How do offices arrange themselves to keep getting better?

Organisational forms. Not what's the goal but what kind of organisation makes goals like this thrive?

Peter Senge's Five Disciplines (1990) and Wenger's Communities of Practice (1998) are the canon. The familiar present: the Spotify model (chapters · guilds · squads · tribes — adopted everywhere, then quietly distanced from by Spotify itself), Holacracy (Brian Robertson, 2007), Sociocracy 3.0. The frontier is the proof that radical decentralisation works at scale. Buurtzorg (Dutch home-care, 2006) runs ~14,000 nurses in self-managing teams with no managers, and outperforms hierarchical competitors on quality and cost. Morning Star (a US tomato processor) runs without managers via Colleague Letters of Understanding — peer-negotiated commitments. Haier's RenDanHeYi (China, 2005) restructured ~80,000 employees as ~4,000 microenterprises with internal markets. GitLab runs handbook-first— a public, version-controlled, ~2,000-page operating system, decisions written before they're enacted.

Works when: the org is willing to redesign structure, not just retrain people. Falls down when: leadership wants behaviour change without authority change — the structural prerequisites are absent.

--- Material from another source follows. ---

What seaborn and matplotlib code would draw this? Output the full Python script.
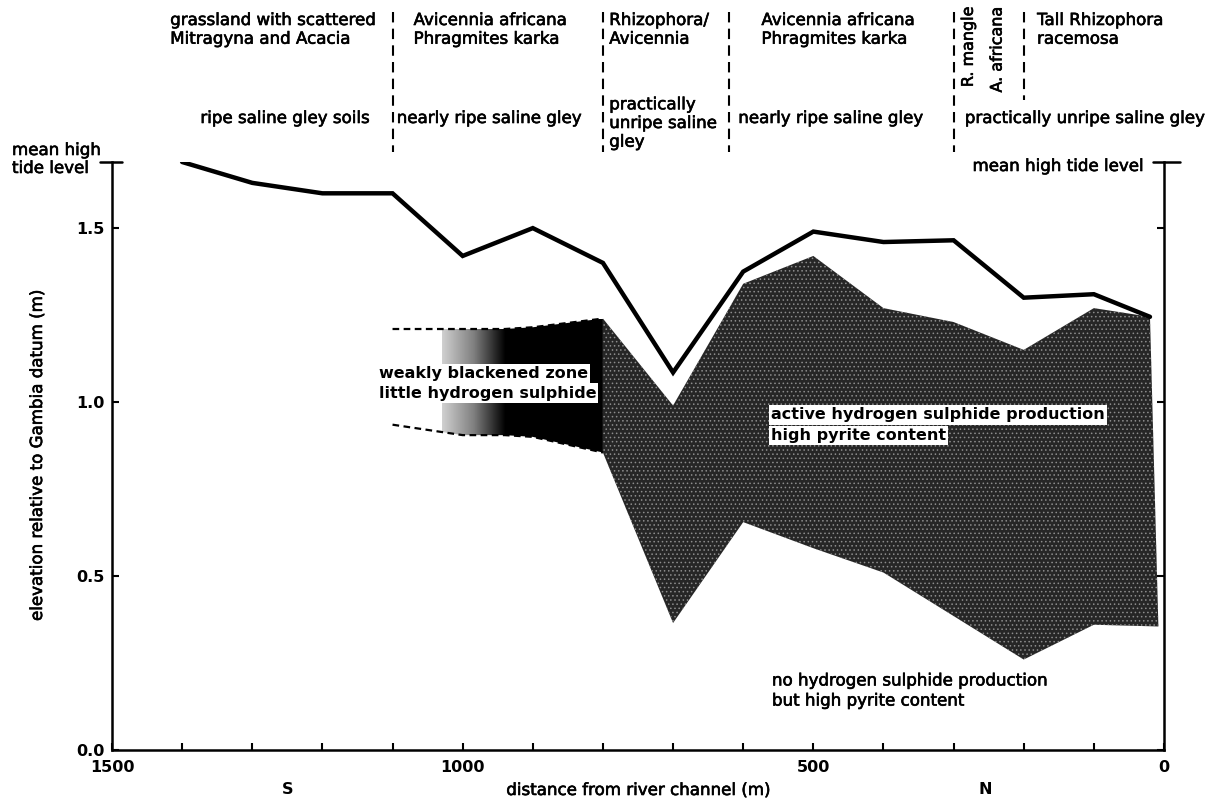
import numpy as np
import matplotlib
matplotlib.use("Agg")
import matplotlib.pyplot as plt
import matplotlib.transforms as mtransforms
import matplotlib.patheffects as pe
from matplotlib.colors import LinearSegmentedColormap
from matplotlib.patches import Polygon
from matplotlib.ticker import FixedLocator, MultipleLocator, FormatStrFormatter
import seaborn as sns

# Soil surface profile (distance from river channel in m, elevation in m)
surface_distance = [1400, 1300, 1200, 1100, 1000, 900, 800, 700, 600, 500, 400, 300, 200, 100, 20]
surface_elevation = [1.69, 1.63, 1.60, 1.60, 1.42, 1.50, 1.40, 1.085, 1.375, 1.49, 1.46, 1.465, 1.30, 1.31, 1.245]

# Zone of active hydrogen sulphide production
active_top_distance = [800, 700, 600, 500, 400, 300, 200, 100, 20]
active_top = [1.24, 0.99, 1.34, 1.42, 1.27, 1.23, 1.15, 1.27, 1.245]
active_bottom_distance = [800, 700, 600, 500, 400, 300, 200, 100, 8]
active_bottom = [0.855, 0.365, 0.655, 0.58, 0.51, 0.385, 0.26, 0.36, 0.355]

# Weakly blackened zone
weak_distance = [1100, 1000, 940, 900, 800]
weak_top = [1.21, 1.21, 1.21, 1.215, 1.24]
weak_bottom = [0.935, 0.905, 0.905, 0.90, 0.855]
fade_start, fade_end = 1030, 940

mean_high_tide = 1.69

# Vegetation / soil unit boundaries
boundaries = [1100, 800, 620, 300, 200]
boundary_bottom_px = [152, 152, 152, 152, 100]

vegetation_labels = ["grassland with scattered\nMitragyna and Acacia",
                     "Avicennia africana\nPhragmites karka",
                     "Rhizophora/\nAvicennia",
                     "Avicennia africana\nPhragmites karka",
                     "Tall Rhizophora\nracemosa"]
vegetation_x = [1417, 1070, 791, 574, 181]

soil_labels = ["ripe saline gley soils", "nearly ripe saline gley",
               "practically\nunripe saline\ngley", "nearly ripe saline gley",
               "practically unripe saline gley"]
soil_x = [1374, 1094, 791, 607, 284]
soil_y_px = [118, 118, 123, 118, 118]

narrow_labels = ["R. mangle", "A. africana"]
narrow_x = [279, 238]

x_ticks = [1500, 1000, 500, 0]
y_ticks = [0.0, 0.5, 1.0, 1.5]

sns.set_theme(style="ticks")
plt.rcParams["font.family"] = ["DejaVu Sans"]
plt.rcParams["hatch.linewidth"] = 0.6
plt.rcParams["text.color"] = "black"
plt.rcParams["axes.labelcolor"] = "black"
plt.rcParams["xtick.color"] = "black"
plt.rcParams["ytick.color"] = "black"

# a thin outline gives the regular-weight lettering a medium stroke
medium = [pe.withStroke(linewidth=0.45, foreground="black")]

W, H = 1226, 800
fig = plt.figure(figsize=(W / 100, H / 100), dpi=100)
ax_left, ax_right, ax_bottom, ax_top = 112, 1164, 750, 162
ax = fig.add_axes([ax_left / W, 1 - ax_bottom / H,
                   (ax_right - ax_left) / W, (ax_bottom - ax_top) / H])
ax.set_facecolor("white")

# Weakly blackened zone: grey fade into black, clipped to the zone outline
weak_poly = Polygon(np.column_stack([weak_distance + weak_distance[::-1],
                                     weak_top + weak_bottom[::-1]]),
                    closed=True, facecolor="none", edgecolor="none")
ax.add_patch(weak_poly)
xs = np.linspace(fade_start, weak_distance[-1], 500)
shade = np.clip((fade_start - xs) / (fade_start - fade_end), 0, 1)
fade_cmap = LinearSegmentedColormap.from_list("fade", ["#d0d0d0", "#808080", "#000000"])
img = ax.imshow(shade[np.newaxis, :],
                extent=[fade_start, weak_distance[-1], min(weak_bottom), max(weak_top)],
                cmap=fade_cmap, vmin=0, vmax=1, aspect="auto",
                interpolation="bilinear", zorder=1)
img.set_clip_path(weak_poly)

# Dashed outline of the weakly blackened zone
for ys in (weak_top, weak_bottom):
    sns.lineplot(x=weak_distance, y=ys, ax=ax, color="black", lw=1.6,
                 linestyle=(0, (3, 2)), sort=False, estimator=None, zorder=3)

# Active sulphide zone (stippled)
ax.fill(active_top_distance + active_bottom_distance[::-1],
        active_top + active_bottom[::-1],
        facecolor="#262626", edgecolor="#8c8c8c", hatch="....",
        linewidth=0, zorder=2)

# Soil surface
sns.lineplot(x=surface_distance, y=surface_elevation, ax=ax, color="black",
             lw=3.2, sort=False, estimator=None, zorder=4,
             solid_joinstyle="miter")

ax.set_xlim(1500, 0)
ax.set_ylim(0, mean_high_tide)
ax.set_xlabel("")
ax.set_ylabel("")

# Axes styling
ax.spines["top"].set_visible(False)
for side in ("left", "right", "bottom"):
    ax.spines[side].set_linewidth(1.8)
    ax.spines[side].set_color("black")
ax.xaxis.set_major_locator(FixedLocator(x_ticks))
ax.xaxis.set_minor_locator(MultipleLocator(100))
ax.yaxis.set_major_locator(FixedLocator(y_ticks))
ax.yaxis.set_major_formatter(FormatStrFormatter("%.1f"))
ax.tick_params(axis="both", which="both", direction="in", length=5, width=1.5,
               colors="black")
ax.tick_params(axis="y", right=True, labelright=False, pad=5)
ax.tick_params(axis="x", which="minor", bottom=True, length=5)
ax.tick_params(axis="x", pad=7)
for lab in ax.get_xticklabels() + ax.get_yticklabels():
    lab.set_fontsize(11.5)
    lab.set_fontweight("bold")
    lab.set_color("black")

# Mean high tide caps on both vertical axes
ax.plot([-12 / 1052, 10 / 1052], [1, 1], transform=ax.transAxes, color="black",
        lw=1.8, clip_on=False, zorder=5)
ax.plot([1 - 11 / 1052, 1 + 16 / 1052], [1, 1], transform=ax.transAxes,
        color="black", lw=1.8, clip_on=False, zorder=5)

fy = lambda px: 1 - px / H
head = mtransforms.blended_transform_factory(ax.transData, fig.transFigure)

# Unit boundaries above the plot
for b, bot in zip(boundaries, boundary_bottom_px):
    ax.plot([b, b], [fy(12), fy(bot)], transform=head, color="black", lw=1.5,
            linestyle=(0, (5, 3)), clip_on=False)

for txt, x in zip(vegetation_labels, vegetation_x):
    ax.text(x, fy(11), txt, transform=head, ha="left", va="top", fontsize=12,
            linespacing=1.05, path_effects=medium)
for txt, x, ypx in zip(soil_labels, soil_x, soil_y_px):
    ax.text(x, fy(ypx), txt, transform=head, ha="left", va="center", fontsize=12,
            linespacing=1.05, path_effects=medium)
for txt, x in zip(narrow_labels, narrow_x):
    ax.text(x, fy(6), txt, transform=head, ha="center", va="top", fontsize=11.5,
            rotation=90, path_effects=medium)

fig.text(12 / W, fy(159), "mean high\ntide level", ha="left", va="center",
         fontsize=12, linespacing=1.0, path_effects=medium)
fig.text(1143 / W, fy(166), "mean high tide level", ha="right", va="center",
         fontsize=12, path_effects=medium)

# Zone annotations
box = dict(facecolor="white", edgecolor="none", pad=1.5)
ax.text(1120, 1.083, "weakly blackened zone", ha="left", va="center",
        fontsize=11.5, fontweight="bold", bbox=box, zorder=6)
ax.text(1120, 1.026, "little hydrogen sulphide", ha="left", va="center",
        fontsize=11.5, fontweight="bold", bbox=box, zorder=6)
ax.text(560, 0.963, "active hydrogen sulphide production", ha="left",
        va="center", fontsize=11.5, fontweight="bold", bbox=box, zorder=6)
ax.text(560, 0.905, "high pyrite content", ha="left", va="center",
        fontsize=11.5, fontweight="bold", bbox=box, zorder=6)
ax.text(559, 0.171, "no hydrogen sulphide production\nbut high pyrite content",
        ha="left", va="center", fontsize=12, linespacing=1.15,
        path_effects=medium)

# Axis titles and compass directions
ax.text(1250, fy(790), "S", transform=head, ha="center", va="center",
        fontsize=11.5, fontweight="bold")
ax.text(255, fy(790), "N", transform=head, ha="center", va="center",
        fontsize=11.5, fontweight="bold")
fig.text(638 / W, fy(790), "distance from river channel (m)", ha="center",
         va="center", fontsize=12, path_effects=medium)
fig.text(37 / W, fy(456), "elevation relative to Gambia datum (m)",
         ha="center", va="center", rotation=90, fontsize=12,
         path_effects=medium)

fig.savefig("out.png", dpi=100, facecolor="white")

How do you tell if a change actually happened?

Evaluation. The cluster that closes the loop.

Kirkpatrick's Four Levels (1959) is universally taught — Reaction · Learning · Behaviour · Results— partly because it's clean, partly because nobody's improved on it without sacrificing usability. Phillips ROI (1997) bolts on a Level 5 for ROI, rarely justified outside compliance contexts. The more usable popular tools: Brinkerhoff's Success Case Method(find what worked, find what didn't, learn from the contrast) and Most Significant Change (stakeholder-narrated stories, peer-selected — good for the Complex-domain goals where numbers mislead). The frontier: Outcome Mapping (IDRC, 2001) measures progress markers on the behaviours of boundary partners — explicit about influence vs control. Reverse Kirkpatrick (Brinkerhoff and others) is the move that helps most: start with the desired Level 4 result and design backwards. Most goals are designed forwards. Reversing the design dramatically improves quality.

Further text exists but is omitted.